▶ Stated goal
Retype the opening lines of the listing below, ending with the line that contains "width, height, margin", and leave out any pictures.

▶ Information supplied
#####

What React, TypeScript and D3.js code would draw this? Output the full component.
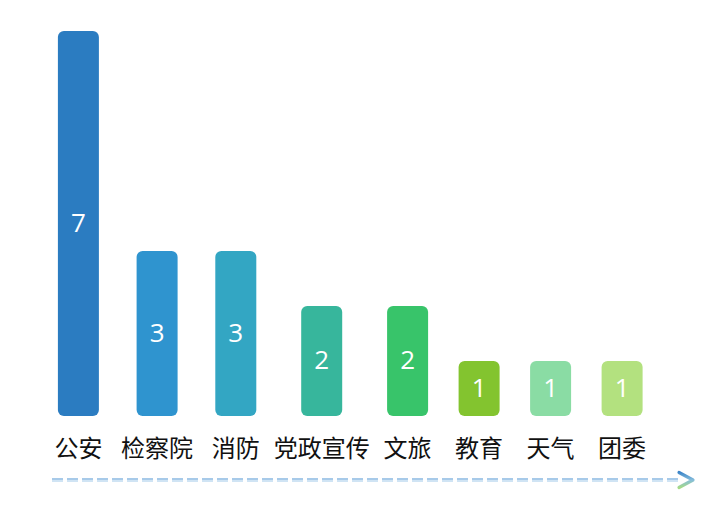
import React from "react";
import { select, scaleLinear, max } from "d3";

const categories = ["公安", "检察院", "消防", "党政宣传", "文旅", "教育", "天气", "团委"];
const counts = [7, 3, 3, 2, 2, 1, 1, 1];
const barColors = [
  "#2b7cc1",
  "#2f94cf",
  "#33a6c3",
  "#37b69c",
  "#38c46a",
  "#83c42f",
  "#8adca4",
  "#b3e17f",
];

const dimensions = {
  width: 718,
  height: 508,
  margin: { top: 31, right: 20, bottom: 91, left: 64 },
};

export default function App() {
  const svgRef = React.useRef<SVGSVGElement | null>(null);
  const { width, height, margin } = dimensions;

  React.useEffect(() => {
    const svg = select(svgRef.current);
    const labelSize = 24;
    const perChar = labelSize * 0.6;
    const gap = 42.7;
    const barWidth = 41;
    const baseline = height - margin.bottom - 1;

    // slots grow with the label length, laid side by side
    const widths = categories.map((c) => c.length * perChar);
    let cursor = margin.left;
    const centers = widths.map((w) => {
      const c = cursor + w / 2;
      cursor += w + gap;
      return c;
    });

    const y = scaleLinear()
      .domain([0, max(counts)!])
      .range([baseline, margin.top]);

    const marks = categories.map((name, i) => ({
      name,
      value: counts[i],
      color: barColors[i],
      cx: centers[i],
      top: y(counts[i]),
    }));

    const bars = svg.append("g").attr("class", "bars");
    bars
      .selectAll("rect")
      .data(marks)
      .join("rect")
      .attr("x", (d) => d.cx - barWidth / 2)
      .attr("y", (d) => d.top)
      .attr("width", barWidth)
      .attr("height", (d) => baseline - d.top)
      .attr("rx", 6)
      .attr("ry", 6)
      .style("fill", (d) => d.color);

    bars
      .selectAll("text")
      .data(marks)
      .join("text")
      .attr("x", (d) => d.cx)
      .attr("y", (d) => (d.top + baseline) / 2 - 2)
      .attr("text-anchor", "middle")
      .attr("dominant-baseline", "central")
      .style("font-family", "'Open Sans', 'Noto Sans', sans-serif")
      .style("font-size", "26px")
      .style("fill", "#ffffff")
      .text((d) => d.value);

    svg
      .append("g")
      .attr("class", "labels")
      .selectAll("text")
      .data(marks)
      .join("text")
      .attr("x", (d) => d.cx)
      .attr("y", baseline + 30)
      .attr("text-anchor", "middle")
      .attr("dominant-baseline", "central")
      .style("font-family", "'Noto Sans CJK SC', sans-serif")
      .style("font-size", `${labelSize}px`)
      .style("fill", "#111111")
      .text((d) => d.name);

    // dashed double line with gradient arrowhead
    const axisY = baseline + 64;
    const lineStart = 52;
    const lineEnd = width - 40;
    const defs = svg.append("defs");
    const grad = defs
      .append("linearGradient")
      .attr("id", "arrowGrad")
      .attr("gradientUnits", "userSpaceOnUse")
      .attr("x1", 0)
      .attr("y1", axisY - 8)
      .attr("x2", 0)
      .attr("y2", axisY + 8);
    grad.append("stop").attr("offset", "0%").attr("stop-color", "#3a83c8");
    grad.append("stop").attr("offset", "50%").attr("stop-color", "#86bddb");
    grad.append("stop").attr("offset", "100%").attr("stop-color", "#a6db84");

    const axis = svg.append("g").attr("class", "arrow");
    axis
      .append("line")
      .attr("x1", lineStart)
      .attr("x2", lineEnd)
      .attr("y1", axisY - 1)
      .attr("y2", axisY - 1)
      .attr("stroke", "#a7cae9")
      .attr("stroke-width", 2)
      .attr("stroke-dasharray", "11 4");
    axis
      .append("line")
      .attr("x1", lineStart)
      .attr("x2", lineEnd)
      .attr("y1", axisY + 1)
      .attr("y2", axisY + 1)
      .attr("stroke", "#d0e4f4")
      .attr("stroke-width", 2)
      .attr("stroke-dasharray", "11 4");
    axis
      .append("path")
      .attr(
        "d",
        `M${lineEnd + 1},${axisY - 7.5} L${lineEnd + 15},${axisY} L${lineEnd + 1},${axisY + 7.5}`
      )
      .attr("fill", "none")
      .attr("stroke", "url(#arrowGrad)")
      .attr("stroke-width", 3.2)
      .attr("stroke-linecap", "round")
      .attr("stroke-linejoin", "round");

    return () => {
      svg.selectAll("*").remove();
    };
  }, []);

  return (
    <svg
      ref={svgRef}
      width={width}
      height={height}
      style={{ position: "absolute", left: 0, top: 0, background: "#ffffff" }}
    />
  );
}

#####

▶ Task answer
What React, TypeScript and D3.js code would draw this? Output the full component.
import React from "react";
import { select, scaleLinear, max } from "d3";

const categories = ["公安", "检察院", "消防", "党政宣传", "文旅", "教育", "天气", "团委"];
const counts = [7, 3, 3, 2, 2, 1, 1, 1];
const barColors = [
  "#2b7cc1",
  "#2f94cf",
  "#33a6c3",
  "#37b69c",
  "#38c46a",
  "#83c42f",
  "#8adca4",
  "#b3e17f",
];

const dimensions = {
  width: 718,
  height: 508,
  margin: { top: 31, right: 20, bottom: 91, left: 64 },
};

export default function App() {
  const svgRef = React.useRef<SVGSVGElement | null>(null);
  const { width, height, margin } = dimensions;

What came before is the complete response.